In the times of capital punishment, the first policy was probably correct in that it was not possible to reverse a decision. But now that we have a different system, other considerations take precedence. Take some practical cases as a way to help clear the mind: Hanratty was probably not guilty of the A5 murders. The police were being harried by the press to 'get someone'. and to get the press off their back they decided to do just that. They managed to fit Hanratty to the evidence and put him before the Court. If they were wrong, nobody would would miss that petty career criminal. Of course, it shouldn't have happened, but I shed no tears for the parasite that was hanged for a murder he didn't commit. But I do shed tears for some of the victims of the dregs of society. Elderly ladies that are beaten blue to provide the useless piece of humanity with his next fix. The press might give a picture of the victim to help sell the newspaper, but within a day or so she will be forgotten as she fades into oblivion and an early death. All the news will be about the perpetrator and his trial with the 'do-good brigade doing their best to get the thug released because "he fell into bad company"
I really do believe that the police do their best, but if one looks at the difficulties of identifying and proving that a certain individual was responsible for the suffering of the unfortunate victim, you can see how hard their job is. When in Court the accused is allowed to lie his head off to try and persuade the jury that he was not the responsible character. (There are no penalties for lying in Court if you are the accused, unless you choose to go into the Witness Box. I think that should be made mandatory for the accused.)
Hard proof is difficult. Absolute proof is impossible. There must always be a shred of doubt no matter how much evidence is presented. So the finding of "beyond reasonable doubt" is the criterion. But I believe that the present Court Rules lean a little too heavily in favour of the accused, and I agree with one thing the Blaire bunnies have done is to allow evidence of some past convictions to be given to the jury. Of course, it is highly undesirable for an "innocent" person to be convicted, but in a large number of cases, the accused is not innocent, he is just not guilty of the specific offence against which he was charged. The police "round up the usual suspects" in the firm knowledge that one of them is the party they are looking for. Occasionally they get it wrong, we all make mistakes.
My argument is that IF the occasional person is jailed for a crime he did not commit, and that picks up a lot of the thugs that terrorise the population, this is a price worth paying. In the few known cases where so-called criminals have been jailed for crimes that they did not commit, they have had recompense at a later date. The injury to a falsely-jailed person is much less than the injury to the victim of the crime. Not until medical science allows interrogators to read the mind of accused persons, will near-perfection be obtained.
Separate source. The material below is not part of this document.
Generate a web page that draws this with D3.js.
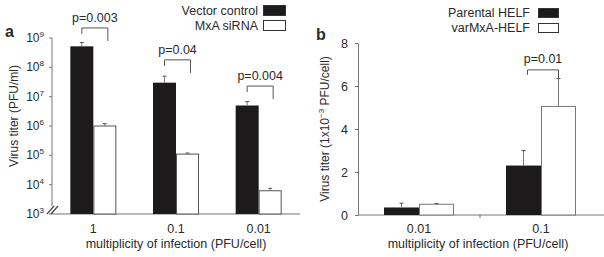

I just think that the pendulum has swung a bit too far in the wrong direction.
I know I would be very unhappy if I were jailed for a crime I did not commit, but if I were honest I would have to accept that this situation is preferable to the initial principle I outlined above. Jail these days often seems to be so un-penal that it is becoming a sick joke. I knew an ex-screw who worked in Lincoln prison twenty years ago. His assessment of prison life was that "they were better off that I was at Butlins. The only real discipline was imposed on the screws themselves."